Leave the pictures out. Retype exactly the lines below from the one containing "Write a Python" through the one containing "from matplotlib.lines import Line2D", and no others.

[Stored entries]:
___
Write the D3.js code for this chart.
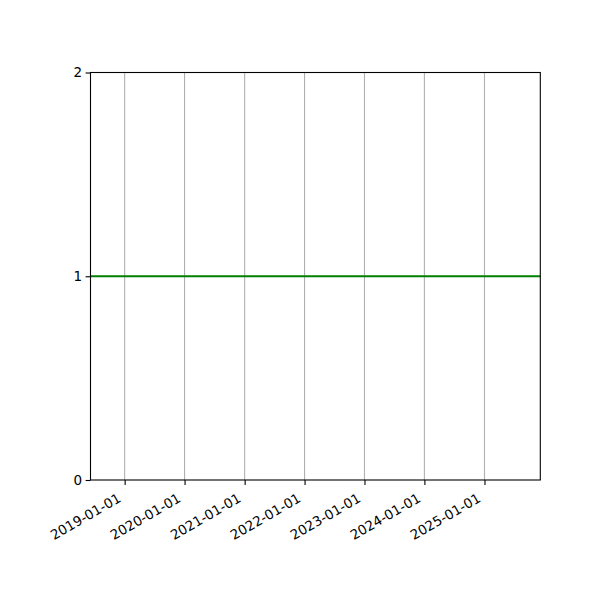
<!DOCTYPE html>
<html>
<head>
<meta charset="utf-8">
<script src="https://cdn.jsdelivr.net/npm/d3@7"></script>
<style>
  body { margin: 0; background: #fff; }
</style>
</head>
<body>
<div id="chart"></div>
<script>
// data
const xDomain = ["2018-06-07", "2025-12-07"];
const tickDates = ["2019-01-01", "2020-01-01", "2021-01-01", "2022-01-01", "2023-01-01", "2024-01-01", "2025-01-01"];
const yTicks = [0, 1, 2];
const lineDates = ["2018-06-07", "2025-12-07"];
const lineValues = [1, 1];

const width = 600, height = 600;
const margin = {top: 72.5, right: 60, bottom: 120, left: 90.5};
const parse = d3.utcParse("%Y-%m-%d");

const svg = d3.select("#chart").append("svg")
  .attr("width", width)
  .attr("height", height);

const x = d3.scaleUtc()
  .domain(xDomain.map(parse))
  .range([margin.left, width - margin.right + 0.3]);

const y = d3.scaleLinear()
  .domain([0, 2])
  .range([height - margin.bottom, margin.top]);

// vertical grid
svg.append("g")
  .selectAll("line")
  .data(tickDates)
  .join("line")
    .attr("x1", d => x(parse(d)))
    .attr("x2", d => x(parse(d)))
    .attr("y1", y(0))
    .attr("y2", y(2))
    .attr("stroke", "#b0b0b0")
    .attr("stroke-width", 1.1);

// the line
const line = d3.line()
  .x((d, i) => x(parse(lineDates[i])))
  .y(d => y(d));

svg.append("path")
  .datum(lineValues)
  .attr("fill", "none")
  .attr("stroke", "green")
  .attr("stroke-width", 2)
  .attr("d", line);

// x axis
const xAxis = svg.append("g")
  .attr("transform", `translate(0,${y(0)})`)
  .call(d3.axisBottom(x)
    .tickValues(tickDates.map(parse))
    .tickFormat(d3.utcFormat("%Y-%m-%d"))
    .tickSize(4.9)
    .tickSizeOuter(0))
  .attr("font-family", "DejaVu Sans")
  .attr("font-size", 13.5);
xAxis.select(".domain").remove();
xAxis.selectAll(".tick line").attr("stroke", "#000").attr("stroke-width", 1.1);
xAxis.selectAll(".tick text")
  .attr("fill", "#000")
  .attr("text-anchor", "end")
  .attr("dy", null)
  .attr("y", null)
  .attr("transform", "translate(-8.5,12) rotate(-30)")
  .attr("dominant-baseline", "hanging");

// y axis
const yAxis = svg.append("g")
  .attr("transform", `translate(${x.range()[0]},0)`)
  .call(d3.axisLeft(y)
    .tickValues(yTicks)
    .tickFormat(d3.format("d"))
    .tickSize(4.9)
    .tickSizeOuter(0))
  .attr("font-family", "DejaVu Sans")
  .attr("font-size", 13.5);
yAxis.select(".domain").remove();
yAxis.selectAll(".tick line").attr("stroke", "#000").attr("stroke-width", 1.1);
yAxis.selectAll(".tick text")
  .attr("fill", "#000")
  .attr("x", -8.5);

// frame
svg.append("rect")
  .attr("x", x.range()[0])
  .attr("y", y(2))
  .attr("width", x.range()[1] - x.range()[0])
  .attr("height", y(0) - y(2))
  .attr("fill", "none")
  .attr("stroke", "#000")
  .attr("stroke-width", 1.1);
</script>
</body>
</html>
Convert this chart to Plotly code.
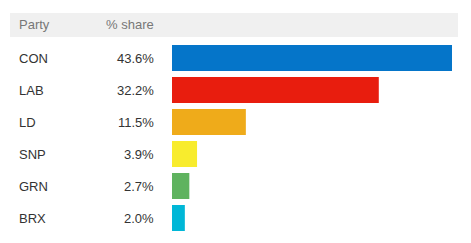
import plotly.graph_objects as go

parties = ["CON", "LAB", "LD", "SNP", "GRN", "BRX"]
shares = [43.6, 32.2, 11.5, 3.9, 2.7, 2.0]
colors = ["#0575C9", "#E81D0E", "#EFAB1A", "#F8EC2D", "#5FB35F", "#00B7D7"]
headers = ["Party", "% share"]

W, H = 471, 243

def px(x):
    return x / W

def py(y):
    return (H - y) / H

fig = go.Figure()
fig.add_trace(go.Bar(
    x=shares, y=parties, orientation="h",
    marker=dict(color=colors, line=dict(width=0)),
    hoverinfo="skip",
))

annotations = []
font_row = dict(family="Liberation Sans, Arial, sans-serif", size=13, color="#333333")
font_head = dict(family="Liberation Sans, Arial, sans-serif", size=13, color="#777777")
for p, s in zip(parties, shares):
    annotations.append(dict(x=px(17), y=p, xref="paper", yref="y", text=p,
                            showarrow=False, xanchor="left", yanchor="middle", font=font_row))
    annotations.append(dict(x=px(156), y=p, xref="paper", yref="y", text=f"{s:.1f}%",
                            showarrow=False, xanchor="right", yanchor="middle", font=font_row))
annotations.append(dict(x=px(17), y=py(25), xref="paper", yref="paper", text=headers[0],
                        showarrow=False, xanchor="left", yanchor="middle", font=font_head))
annotations.append(dict(x=px(156), y=py(25), xref="paper", yref="paper", text=headers[1],
                        showarrow=False, xanchor="right", yanchor="middle", font=font_head))

fig.update_layout(
    width=W, height=H,
    margin=dict(l=0, r=0, t=0, b=0),
    paper_bgcolor="white", plot_bgcolor="white",
    showlegend=False,
    bargap=6/32,
    xaxis=dict(domain=[px(172), px(452)], range=[0, 43.6], visible=False, fixedrange=True),
    yaxis=dict(domain=[py(234), py(42)], categoryorder="array", categoryarray=parties,
               range=[5.5, -0.5], visible=False, fixedrange=True),
    shapes=[dict(type="rect", xref="paper", yref="paper", x0=px(10), x1=px(458),
                 y0=py(37), y1=py(13), fillcolor="#F0F0F0", line=dict(width=0), layer="below")],
    annotations=annotations,
)

fig.write_html("out.html", config={"displayModeBar": False})
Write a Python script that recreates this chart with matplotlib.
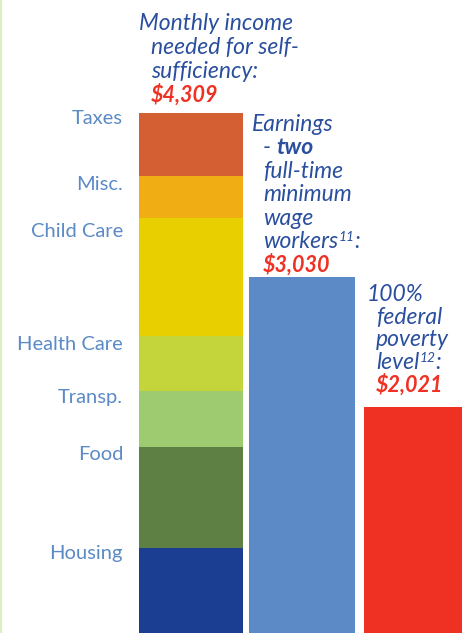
import matplotlib
matplotlib.use("Agg")
import matplotlib.pyplot as plt
from matplotlib.lines import Line2D

# ---------- DATA ----------
categories = ["Housing", "Food", "Transp.", "Health Care", "Child Care", "Misc.", "Taxes"]
budget = [931, 784, 434, 427, 915, 326, 492]          # stacked, sums to 4,309
seg_colors = ["#1B3D92", "#5E8044", "#9FCB70", "#C3D53B", "#E8CF00", "#F0AE14", "#D45F33"]

other_bars = [3030, 2021]
other_colors = ["#5B8AC6", "#EF3124"]

totals = ["$4,309", "$3,030", "$2,021"]
# --------------------------

DARK = "#2A4F9E"
LIGHT = "#5B8AC6"
RED = "#EF3124"
FONT = "Lato"
FS = 16.5      # italic annotation text
FS_VAL = 15.5  # red totals

plt.rcParams["font.family"] = [FONT, "DejaVu Sans"]

W, H = 465, 633
fig = plt.figure(figsize=(W / 100, H / 100), dpi=100)
ax = fig.add_axes([0, 0, 1, 1])
ax.set_xlim(-1.7207, 2.4685)
ax.set_ylim(271.5, 5182)
ax.axis("off")

# stacked budget bar
bottom = 0
for v, col in zip(budget, seg_colors):
    ax.bar(0, v, bottom=bottom, width=0.94, color=col, linewidth=0)
    bottom += v

ax.bar([1, 2], other_bars, width=[0.95, 0.89], color=other_colors, linewidth=0)

# category labels (pixel y centres, right aligned)
label_y = [553, 455, 397, 345, 232, 185, 118]
for name, yy in zip(categories, label_y):
    fig.text(123 / W, 1 - yy / H, name, ha="right", va="center",
             fontsize=14.5, color=LIGHT)

renderer = fig.canvas.get_renderer()


def put_runs(x_px, y_px, parts):
    # draw text pieces one after another on the same baseline
    x = x_px
    for txt, kw in parts:
        kw = dict(kw)
        dy = kw.pop("dy", 0)
        t = fig.text(x / W, 1 - (y_px - dy) / H, txt, ha="left", va="baseline", **kw)
        x += t.get_window_extent(renderer).width


def bar_top(i, v):
    return H - ax.transData.transform((i, v))[1]


it = dict(fontsize=FS, color=DARK, style="italic")
itb = dict(fontsize=FS, color=DARK, style="italic", weight="bold")
sup = dict(fontsize=FS * 0.6, color=DARK, style="italic", dy=7)
val = dict(fontsize=FS_VAL, color=RED, style="italic", weight="bold")


def block(x0, indent, base, step, lines):
    # lines: list of run lists; the last one sits at `base`
    n = len(lines)
    for i, parts in enumerate(lines):
        y = base - (n - 1 - i) * step
        put_runs(x0 if i == 0 else x0 + indent, y, parts)


# self-sufficiency block
block(139, 12, bar_top(0, sum(budget)) - 11, 23.7, [
    [("Monthly income", it)],
    [("needed for self-", it)],
    [("sufficiency:", it)],
    [(totals[0], val)],
])

# two minimum wage earners
block(252, 11, bar_top(1, other_bars[0]) - 6, 23.4, [
    [("Earnings", it)],
    [("- ", it), ("two", itb)],
    [("full-time", it)],
    [("minimum", it)],
    [("wage", it)],
    [("workers", it), ("11", sup), (":", it)],
    [(totals[1], val)],
])

# federal poverty level
block(367, 9, bar_top(2, other_bars[1]) - 16, 22.5, [
    [("100%", it)],
    [("federal", it)],
    [("poverty", it)],
    [("level", it), ("12", sup), (":", it)],
    [(totals[2], val)],
])

# thin green edge on the left
fig.add_artist(Line2D([0.8 / W, 0.8 / W], [0, 1], color="#DCEFC0", lw=1.5))

fig.savefig("out.png", dpi=100, facecolor="white")
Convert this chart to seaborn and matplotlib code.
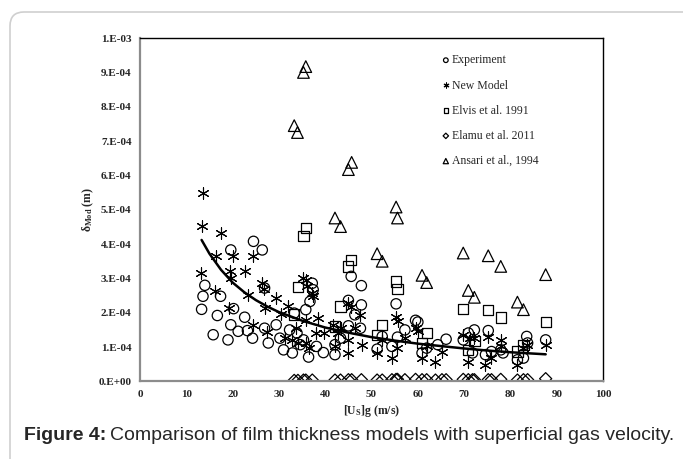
import matplotlib
matplotlib.use('Agg')
import matplotlib.pyplot as plt
import seaborn as sns
import pandas as pd
from matplotlib.patches import FancyBboxPatch

# Experiment (circles)
exp_x = [13.3, 13.6, 14.0, 15.8, 16.7, 17.4, 19.0, 19.6, 19.6, 20.2, 21.2, 22.6, 23.2, 24.5, 24.3,
         26.4, 26.9, 26.9, 27.7, 29.4, 30.2, 31.0, 32.3, 32.9, 33.9, 33.3, 34.6, 35.3, 35.8, 36.4,
         36.7, 37.2, 37.4, 38.1, 39.6, 42.1, 42.1, 43.3, 45.0, 45.0, 45.6, 46.4, 47.8, 47.8, 47.6,
         51.2, 52.3, 54.4, 55.3, 55.6, 57.2, 59.5, 60.0, 60.9, 61.9, 64.3, 66.1, 69.8, 70.9, 72.2,
         71.8, 75.2, 74.6, 75.9, 77.9, 78.4, 81.5, 82.8, 83.5, 83.7, 87.6]
exp_y = [2.10, 2.48, 2.80, 1.36, 1.92, 2.48, 1.21, 1.65, 3.83, 2.12, 1.46, 1.87, 1.48, 4.08, 1.26,
         3.83, 1.55, 2.72, 1.12, 1.65, 1.26, 0.92, 1.50, 0.83, 1.41, 1.99, 1.07, 1.21, 2.09, 0.71,
         2.33, 2.86, 2.67, 1.02, 0.84, 0.78, 1.07, 1.26, 1.62, 2.36, 3.06, 1.94, 2.79, 2.23, 1.55,
         0.94, 1.31, 1.02, 2.26, 1.29, 1.50, 1.78, 1.73, 0.83, 0.97, 1.07, 1.23, 1.21, 1.41, 1.50,
         0.83, 1.48, 0.78, 0.87, 0.92, 0.83, 0.63, 0.68, 1.31, 1.12, 1.21]

# New Model (stars)
new_x = [13.5, 13.3, 13.2, 17.4, 16.5, 16.1, 20.0, 19.4, 19.6, 19.3, 22.6, 24.3, 23.3, 24.5, 26.4,
         26.8, 26.9, 27.5, 29.3, 30.4, 31.3, 31.9, 32.9, 33.7, 34.1, 35.3, 35.8, 36.1, 35.8, 35.8,
         37.2, 37.4, 36.5, 38.4, 37.9, 39.8, 41.7, 42.8, 42.1, 43.3, 45.0, 45.5, 45.0, 45.0, 46.4,
         47.6, 48.0, 51.2, 52.3, 54.4, 55.3, 55.8, 55.6, 57.2, 59.5, 60.0, 60.9, 61.9, 63.8, 65.2,
         69.8, 70.9, 71.3, 72.2, 74.6, 75.2, 75.9, 77.9, 77.9, 81.5, 82.6, 83.5, 87.6]
new_y = [5.50, 4.53, 3.17, 4.32, 3.64, 2.62, 3.64, 3.23, 3.01, 2.14, 3.23, 3.64, 2.52, 1.65, 2.88,
         2.69, 2.14, 1.43, 2.43, 1.97, 1.26, 2.20, 1.21, 1.55, 1.12, 3.01, 2.96, 2.77, 1.80, 1.12,
         2.57, 2.48, 0.97, 1.84, 1.41, 1.41, 1.65, 1.41, 1.02, 1.55, 2.28, 2.16, 1.21, 0.83, 1.55,
         1.94, 1.07, 0.83, 1.21, 0.68, 1.89, 1.75, 0.97, 1.26, 1.55, 1.46, 0.68, 1.02, 0.58, 0.87,
         1.36, 0.58, 1.26, 1.26, 0.49, 1.29, 0.68, 1.21, 1.02, 0.49, 0.97, 1.07, 1.07]

# Elvis et al. 1991 (squares)
elvis_x = [33.3, 34.1, 35.3, 35.9, 42.1, 43.3, 44.9, 45.6, 51.2, 52.3, 55.3, 55.6, 60.9, 61.9,
           69.8, 70.9, 72.2, 75.2, 77.9, 81.5, 82.8, 87.6]
elvis_y = [1.95, 2.75, 4.24, 4.47, 1.60, 2.18, 3.35, 3.54, 1.36, 1.65, 2.91, 2.69, 1.12, 1.41,
           2.11, 0.92, 1.17, 2.09, 1.86, 0.87, 1.07, 1.73]

# Elamu et al. 2011 (diamonds)
elamu_x = [33.3, 34.1, 35.3, 35.8, 37.2, 42.1, 43.3, 45.0, 45.7, 47.8, 51.2, 52.3, 54.4, 55.3,
           55.6, 57.2, 59.5, 60.9, 61.9, 63.8, 65.2, 66.1, 69.8, 70.9, 71.8, 72.2, 75.2, 75.9,
           77.9, 81.5, 82.8, 83.7, 87.6]
elamu_y = [0.03, 0.03, 0.04, 0.04, 0.04, 0.04, 0.04, 0.05, 0.05, 0.05, 0.04, 0.04, 0.05, 0.06,
           0.06, 0.05, 0.06, 0.05, 0.05, 0.04, 0.05, 0.05, 0.06, 0.05, 0.05, 0.05, 0.05, 0.05,
           0.06, 0.04, 0.05, 0.05, 0.08]

# Ansari et al., 1994 (triangles)
ansari_x = [33.3, 34.0, 35.3, 35.8, 42.1, 43.3, 45.0, 45.7, 51.2, 52.3, 55.3, 55.6, 60.9, 61.9,
            69.8, 70.9, 72.2, 75.2, 77.9, 81.5, 82.8, 87.6]
ansari_y = [7.45, 7.25, 9.00, 9.17, 4.76, 4.51, 6.17, 6.38, 3.72, 3.50, 5.08, 4.76, 3.09, 2.88,
            3.74, 2.65, 2.45, 3.66, 3.35, 2.31, 2.09, 3.11]

# trend curve
fit_x = [13.3, 15, 17.5, 20, 22.5, 25, 27.5, 30, 35, 40, 45, 50, 55, 60, 65, 70, 75, 80, 87.6]
fit_y = [4.12, 3.72, 3.25, 2.88, 2.60, 2.37, 2.18, 2.02, 1.77, 1.57, 1.42, 1.29, 1.19, 1.10,
         1.03, 0.96, 0.90, 0.85, 0.79]

y_ticks = [0, 1e-4, 2e-4, 3e-4, 4e-4, 5e-4, 6e-4, 7e-4, 8e-4, 9e-4, 1e-3]
y_labels = ['0.E+00', '1.E-04', '2.E-04', '3.E-04', '4.E-04', '5.E-04',
            '6.E-04', '7.E-04', '8.E-04', '9.E-04', '1.E-03']
x_ticks = list(range(0, 101, 10))

sns.set_style('white')
plt.rcParams['font.family'] = ['Liberation Serif', 'DejaVu Serif']
plt.rcParams['mathtext.fontset'] = 'custom'
plt.rcParams['mathtext.rm'] = 'Liberation Serif'
plt.rcParams['mathtext.bf'] = 'Liberation Serif:bold'
plt.rcParams['mathtext.it'] = 'Liberation Serif:italic'

fig = plt.figure(figsize=(6.83, 4.59), dpi=100)
ax = fig.add_axes([0.205, 0.169, 0.678, 0.748])

scale = 1e-4
series = [
    ('Experiment', exp_x, exp_y, 'o', 55),
    ('New Model', new_x, new_y, (6, 2, 0), 65),
    ('Elvis et al. 1991', elvis_x, elvis_y, 's', 55),
    ('Elamu et al. 2011', elamu_x, elamu_y, 'D', 38),
    ('Ansari et al., 1994', ansari_x, ansari_y, '^', 70),
]
for name, xs, ys, mk, sz in series:
    df = pd.DataFrame({'x': xs, 'y': [v * scale for v in ys]})
    if mk == (6, 2, 0):
        sns.scatterplot(data=df, x='x', y='y', marker=mk, s=sz, color='black',
                        linewidth=0.8, label=name, ax=ax)
    else:
        sns.scatterplot(data=df, x='x', y='y', marker=mk, s=sz, facecolors='none',
                        edgecolor='black', linewidth=0.9, label=name, ax=ax)

fit_df = pd.DataFrame({'x': fit_x, 'y': [v * scale for v in fit_y]})
sns.lineplot(data=fit_df, x='x', y='y', color='black', linewidth=1.8, ax=ax, label='_nolegend_')

ax.set_xlim(0, 100)
ax.set_ylim(0, 1e-3)
ax.set_xticks(x_ticks)
ax.set_xticklabels([str(t) for t in x_ticks], fontsize=8, fontweight='bold')
ax.set_yticks(y_ticks)
ax.set_yticklabels(y_labels, fontsize=8, fontweight='bold')
ax.tick_params(length=0, pad=6)
ax.set_xlabel(r'[U$_{\mathbf{S}}$]g (m/s)', fontsize=8.5, fontweight='bold', labelpad=3)
ax.set_ylabel(r'δ$_{\mathbf{Mod}}$ (m)', fontsize=8.5, fontweight='bold', labelpad=2)

for side in ['left', 'bottom']:
    ax.spines[side].set_color('#8c8c8c')
    ax.spines[side].set_linewidth(1.6)
for side in ['top', 'right']:
    ax.spines[side].set_color('black')
    ax.spines[side].set_linewidth(1.0)

leg = ax.legend(loc='upper left', bbox_to_anchor=(0.64, 0.97), frameon=False,
                fontsize=8.5, markerscale=0.45, handlelength=0.6, handletextpad=0.2,
                labelspacing=1.12, borderpad=0)

# rounded border around the figure panel
border = FancyBboxPatch((10, -40), 720, 447 + 40, boxstyle='round,pad=0,rounding_size=14',
                        transform=None, facecolor='none', edgecolor='#cfcfcf', linewidth=1.2)
fig.patches.append(border)

t1 = fig.text(24 / 683, 1 - 435 / 459, 'Figure 4:', fontsize=14, fontweight='bold',
              family='Liberation Sans', va='center', ha='left')
fig.canvas.draw()
bb = t1.get_window_extent(renderer=fig.canvas.get_renderer())
fig.text((bb.x1 + 4) / fig.bbox.width, 1 - 435 / 459,
         'Comparison of film thickness models with superficial gas velocity.',
         fontsize=14, family='Liberation Sans', va='center', ha='left')

plt.savefig('out.png', dpi=100)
___
[RESULT OF THIS EXERCISE]:
Write a Python script that recreates this chart with matplotlib.
import matplotlib
matplotlib.use("Agg")
import matplotlib.pyplot as plt
from matplotlib.lines import Line2D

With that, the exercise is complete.